This blog will reflect the progress I make on my study of Galatians with a group in the church. You will need to start from the bottom, since the most recent posts will be first.
Tuesday, February 8, 2011
1:11-24 First Defense
I invite you to read 1:11-24. Paul says that his apostleship is from God and independent of Jerusalem. He recounts events of his life to prove the divine source of his message. Note the use of the word "gospel" seven times in verses 6-12. Even here, the real issue is the gospel. Martin Luther notes that it is easy to depart from the teaching of justification by faith. He says that he knows in what slippery places even those who seem to have a good footing in the matter of faith. In verse 13, Paul stresses that he was zealous. In his time, Martin Hengel says in The Zealots, it referred to religious and ethnic purity. He says the same in Philippians 3:6. We can see this zeal in Numbers 25:6-18, Sirach 45:23-24, I Maccabees 2:54, and 4 Maccabees 18:12. The point, in verse 15, is that God was writing the story of Paul.

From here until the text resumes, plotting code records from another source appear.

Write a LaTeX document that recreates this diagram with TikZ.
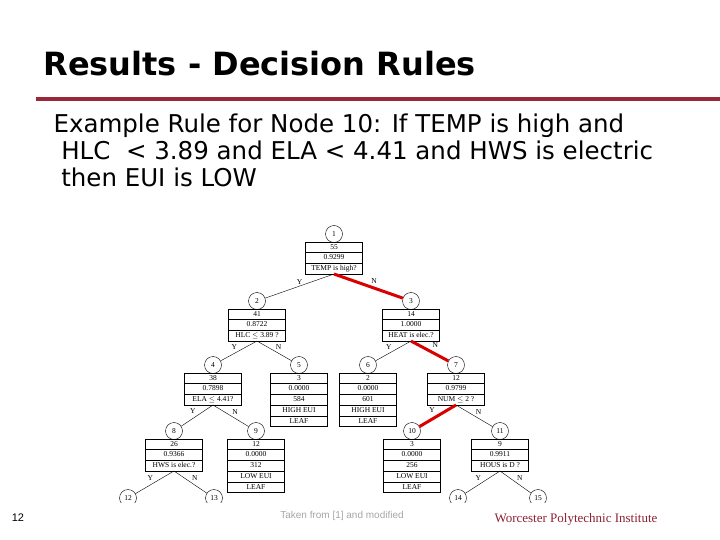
\documentclass[tikz,border=0pt]{standalone}
\usepackage{fontspec}
\usepackage{array}
\setmainfont{Liberation Serif}
\newfontfamily\slidefont{DejaVu Sans}
\newfontfamily\footfont{Liberation Sans}
\usetikzlibrary{positioning}
\definecolor{wpired}{rgb}{0.55, 0.13, 0.20}
\definecolor{rulered}{rgb}{0.60, 0.16, 0.22}
\newcolumntype{C}{@{}>{\centering\arraybackslash}p{57pt}@{}}
\newcommand{\cellrows}[1]{\renewcommand{\arraystretch}{1.25}\begin{tabular}{C}#1\end{tabular}}

\begin{document}
\begin{tikzpicture}[
        x=1pt, y=-1pt,
        ball/.style={circle, draw, minimum size=17pt, inner sep=0pt, font=\fontsize{7.5}{8}\selectfont},
        tbox/.style={draw, inner sep=0pt, font=\fontsize{7.5}{8.3}\selectfont},
        branch/.style={thin},
        path/.style={line width=3pt, red!85!black},
        yn/.style={font=\fontsize{7.5}{8}\selectfont, inner sep=1.5pt, text=black}
    ]
    \useasboundingbox (0,0) rectangle (720,540);

    % Heading
    \node[anchor=west, font=\slidefont\bfseries\fontsize{32}{36}\selectfont] (title) at (40,64) {Results - Decision Rules};
    \draw[rulered, line width=4pt] (36,99) -- (720,99);
    \node[anchor=north west, align=left, font=\slidefont\fontsize{24.5}{27}\selectfont] (rule) at (50,110)
        {Example Rule for Node 10: If TEMP is high and\\
         \ HLC\ \ {<} 3.89 and ELA {<} 4.41 and HWS is electric\\
         \ then EUI is LOW};

    % Tree nodes
    \node[ball] (c1) at (334,234) {1};
    \node[tbox, below=-1pt of c1] (b1) {\cellrows{55\\\hline 0.9299\\\hline TEMP is high?}};
    \node[ball] (c2) at (257,301) {2};
    \node[tbox, below=-1pt of c2] (b2) {\cellrows{41\\\hline 0.8722\\\hline HLC $\le$ 3.89 ?}};
    \node[ball] (c3) at (411,301) {3};
    \node[tbox, below=-1pt of c3] (b3) {\cellrows{14\\\hline 1.0000\\\hline HEAT is elec.?}};
    \node[ball] (c4) at (213,365) {4};
    \node[tbox, below=-1pt of c4] (b4) {\cellrows{38\\\hline 0.7898\\\hline ELA $\le$ 4.41?}};
    \node[ball] (c5) at (299,365) {5};
    \node[tbox, below=-1pt of c5] (b5) {\cellrows{3\\\hline 0.0000\\\hline 584\\\hline HIGH EUI\\\hline LEAF}};
    \node[ball] (c6) at (368,365) {6};
    \node[tbox, below=-1pt of c6] (b6) {\cellrows{2\\\hline 0.0000\\\hline 601\\\hline HIGH EUI\\\hline LEAF}};
    \node[ball] (c7) at (456,365) {7};
    \node[tbox, below=-1pt of c7] (b7) {\cellrows{12\\\hline 0.9799\\\hline NUM $\le$ 2 ?}};
    \node[ball] (c8) at (174,431) {8};
    \node[tbox, below=-1pt of c8] (b8) {\cellrows{26\\\hline 0.9366\\\hline HWS is elec.?}};
    \node[ball] (c9) at (256,431) {9};
    \node[tbox, below=-1pt of c9] (b9) {\cellrows{12\\\hline 0.0000\\\hline 312\\\hline LOW EUI\\\hline LEAF}};
    \node[ball] (c10) at (412,431) {10};
    \node[tbox, below=-1pt of c10] (b10) {\cellrows{3\\\hline 0.0000\\\hline 256\\\hline LOW EUI\\\hline LEAF}};
    \node[ball] (c11) at (500,431) {11};
    \node[tbox, below=-1pt of c11] (b11) {\cellrows{9\\\hline 0.9911\\\hline HOUS is D ?}};
    \begin{scope}
        \clip (100,480) rectangle (600,502);
        \node[ball] (c12) at (128,498) {12};
        \node[ball] (c13) at (214,498) {13};
        \node[ball] (c14) at (458,498) {14};
        \node[ball] (c15) at (538,498) {15};
    \end{scope}

    % Branches
    \draw[branch] (b1.south) -- node[yn, above] {Y} (c2);
    \draw[path] (b1.south) -- node[yn, above right] {N} (c3);
    \draw[branch] (b2.south) -- node[yn, above left] {Y} (c4);
    \draw[branch] (b2.south) -- node[yn, above right] {N} (c5);
    \draw[branch] (b3.south) -- node[yn, above left] {Y} (c6);
    \draw[path] (b3.south) -- node[yn, above right] {N} (c7);
    \draw[branch] (b4.south) -- node[yn, above left] {Y} (c8);
    \draw[branch] (b4.south) -- node[yn, above right] {N} (c9);
    \draw[path] (b7.south) -- node[yn, above left] {Y} (c10);
    \draw[branch] (b7.south) -- node[yn, above right] {N} (c11);
    \draw[branch] (b8.south) -- node[yn, above left] {Y} (c12);
    \draw[branch] (b8.south) -- node[yn, above right] {N} (c13);
    \draw[branch] (b11.south) -- node[yn, above left] {Y} (c14);
    \draw[branch] (b11.south) -- node[yn, above right] {N} (c15);

    % Footer
    \node[font=\footfont\fontsize{11}{13}\selectfont] (page) at (18,518) {12};
    \node[font=\footfont\fontsize{10}{12}\selectfont, gray!70] (source) at (342,516) {Taken from [1] and modified};
    \node[font=\fontsize{13}{15}\selectfont, wpired] (inst) at (576,519) {Worcester Polytechnic Institute};
\end{tikzpicture}
\end{document}
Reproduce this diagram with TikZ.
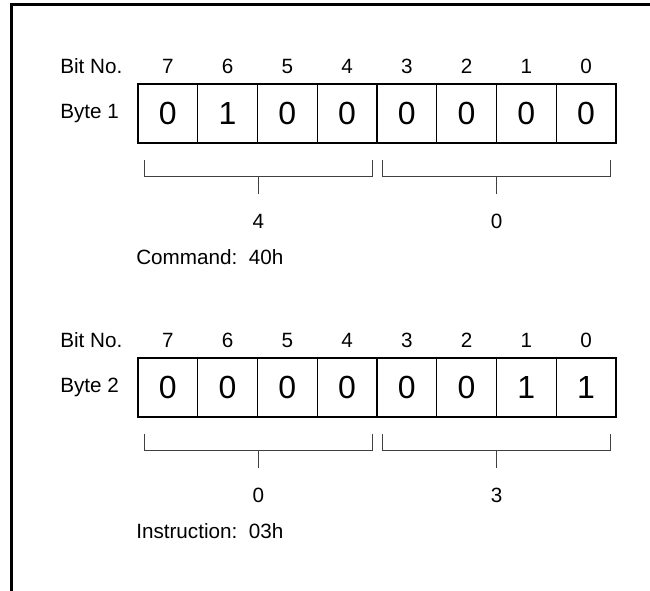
\documentclass[tikz,border=0pt]{standalone}
\usepackage{fontspec}
\setmainfont{Liberation Sans}
\usetikzlibrary{positioning}
\tikzset{
  cell/.style={
    draw,
    line width = 0.8pt,
    minimum width = 44.81pt,
    minimum height = 44.25pt,
    inner sep = 0pt,
    font = \fontsize{24}{24}\selectfont
  },
  lbl/.style={
    font = \fontsize{15.5}{16}\selectfont,
    inner sep = 0pt
  },
  nibble/.style={
    line width = 0.75pt,
    draw = black!75
  },
  frame/.style={
    line width = 1.6pt
  },
}
\begin{document}
\begin{tikzpicture}[x=0.75pt,y=-0.75pt]
    \useasboundingbox (0,0) rectangle (650,591);
    \def\xa{138}
    \def\dx{59.75}
    \def\ybit{66}
    \def\ycell{113.5}
    \def\ybr{160}
    \def\ydy{17}
    \draw[frame] (11.5,591) -- (11.5,4.5) -- (650,4.5);
    \foreach \byte/\yy/\bits/\hi/\lo/\txt in {1/0/{0,1,0,0,0,0,0,0}/4/0/{Command:~\ 40h},
                                            2/274/{0,0,0,0,0,0,1,1}/0/3/{Instruction:~\ 03h}}{
    \node[lbl,anchor=west] (bitno\byte) at (60,\ybit+\yy) {Bit No.};
    \node[lbl,anchor=west] (byte\byte) at (60,\ycell+\yy) {Byte \byte};
    \foreach \v [count=\i from 0] in \bits {
    \pgfmathtruncatemacro\nr{7-\i}
    \node[lbl] (n\byte\i) at ({\xa+(\i+0.5)*\dx},\ybit+\yy) {\nr};
    \node[cell] (c\byte\i) at ({\xa+(\i+0.5)*\dx},\ycell+\yy) {\v};}
    % nibble brackets
    \coordinate (hl\byte) at (144,\ybr+\yy);
    \coordinate (hr\byte) at (372.7,\ybr+\yy);
    \coordinate (ll\byte) at (382.7,\ybr+\yy);
    \coordinate (lr\byte) at (610.7,\ybr+\yy);
    \draw[nibble] (hl\byte) --++ (0,\ydy) -| (hr\byte);
    \draw[nibble] (ll\byte) --++ (0,\ydy) -| (lr\byte);
    \node[lbl] (hv\byte) at (258.4,221+\yy) {\hi};
    \node[lbl] (lv\byte) at (496.7,221+\yy) {\lo};
    \draw[nibble] (hv\byte |- 0,\ybr+\ydy+\yy) -- ++(0,\ydy);
    \draw[nibble] (lv\byte |- 0,\ybr+\ydy+\yy) -- ++(0,\ydy);
    \node[lbl,anchor=west] (cmd\byte) at (136,257+\yy) {\txt};}
\end{tikzpicture}
\end{document}
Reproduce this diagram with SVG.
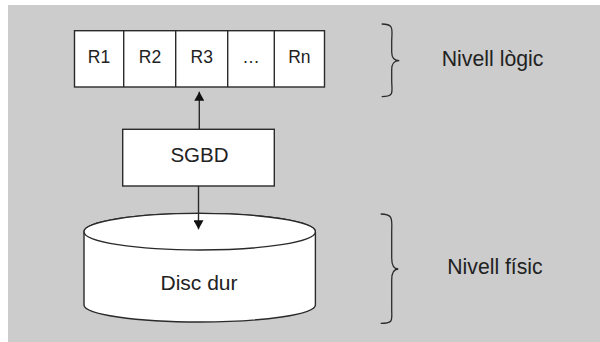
<svg xmlns="http://www.w3.org/2000/svg" width="600" height="342" viewBox="0 0 600 342">
<style>
.bg{fill:#cccccc}
.box{fill:#ffffff;stroke:#2a2a2a;stroke-width:1.4}
.ln{fill:none;stroke:#2a2a2a;stroke-width:1.4}
.br{fill:none;stroke:#2a2a2a;stroke-width:1.3}
text{font-family:"Liberation Sans",Arial,sans-serif;fill:#222222}
.c{text-anchor:middle}
</style>
<defs>
<marker id="ah" markerWidth="10" markerHeight="10" refX="9" refY="5" orient="auto" markerUnits="userSpaceOnUse">
<path d="M0,0 L9,5 L0,10 Z" fill="#111111"/>
</marker>
</defs>
<rect class="bg" x="8" y="5" width="592" height="337"/>
<g id="relations">
<rect class="box" x="74.5" y="30.7" width="250" height="56.3"/>
<line class="ln" x1="123.7" y1="30.7" x2="123.7" y2="87"/>
<line class="ln" x1="175.7" y1="30.7" x2="175.7" y2="87"/>
<line class="ln" x1="227.7" y1="30.7" x2="227.7" y2="87"/>
<line class="ln" x1="274.3" y1="30.7" x2="274.3" y2="87"/>
<text class="c" x="99" y="62.7" font-size="17.5">R1</text>
<text class="c" x="150" y="62.7" font-size="17.5">R2</text>
<text class="c" x="201.7" y="62.7" font-size="17.5">R3</text>
<text class="c" x="251" y="62.7" font-size="17.5">…</text>
<text class="c" x="299.4" y="62.7" font-size="17.5">Rn</text>
</g>
<g id="sgbd">
<rect class="box" x="122.7" y="129.3" width="151.6" height="56.7"/>
<text class="c" x="199.5" y="161.7" font-size="20.5">SGBD</text>
</g>
<g id="disc">
<path class="box" d="M84,231.7 L84,305 A115.7,17 0 0 0 315.4,305 L315.4,231.7 A115.7,18.3 0 0 0 84,231.7 Z"/>
<ellipse class="box" cx="199.7" cy="231.7" rx="115.7" ry="18.3"/>
<text class="c" x="199" y="290" font-size="21">Disc dur</text>
</g>
<g id="logic-level">
<path class="br" d="M381.7,24 C395,24 391.7,30 391.7,42 L391.7,52 C391.7,58 394,60.7 399.3,60.7 C394,60.7 391.7,63 391.7,70 L391.7,80 C391.7,92 395,96.7 381.7,96.7"/>
<text x="441.7" y="65.7" font-size="21.3">Nivell lògic</text>
</g>
<g id="physical-level">
<path class="br" d="M380.7,214 C394,214 391.7,220 391.7,232 L391.7,258 C391.7,265 394,269 398.3,269 C394,269 391.7,273 391.7,280 L391.7,310 C391.7,320 394,323.3 380.7,323.3"/>
<text x="447.3" y="274" font-size="21.2">Nivell físic</text>
</g>
<g id="connectors">
<line class="ln" x1="199.3" y1="129.3" x2="199.3" y2="91.7" marker-end="url(#ah)"/>
<line class="ln" x1="198.5" y1="186" x2="198.5" y2="229.3" marker-end="url(#ah)"/>
</g>
</svg>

Like the prophets, such as we find in Jeremiah 1:5 and Isaiah 49:1-6, he was set apart in the womb. Pannenberg, in his Systematic Theology, Vol 2, 354-5, says that this appearance of the risen Lord to Paul receives confirmation by the disciples of Jesus. His experience was similar to their own. Now, far from pleasing people, Paul went to Arabia, in verse 17, quite likely an opportunity to preach to the Gentiles. Or at least, so John Chrysostom and F. F. Bruce think. Now, Paul often shows his fidelity to the church in Jerusalem. His general point, of course, is that his calling as an apostle and his gospel are of divine origin, which is clearly a different account than that of his opponents.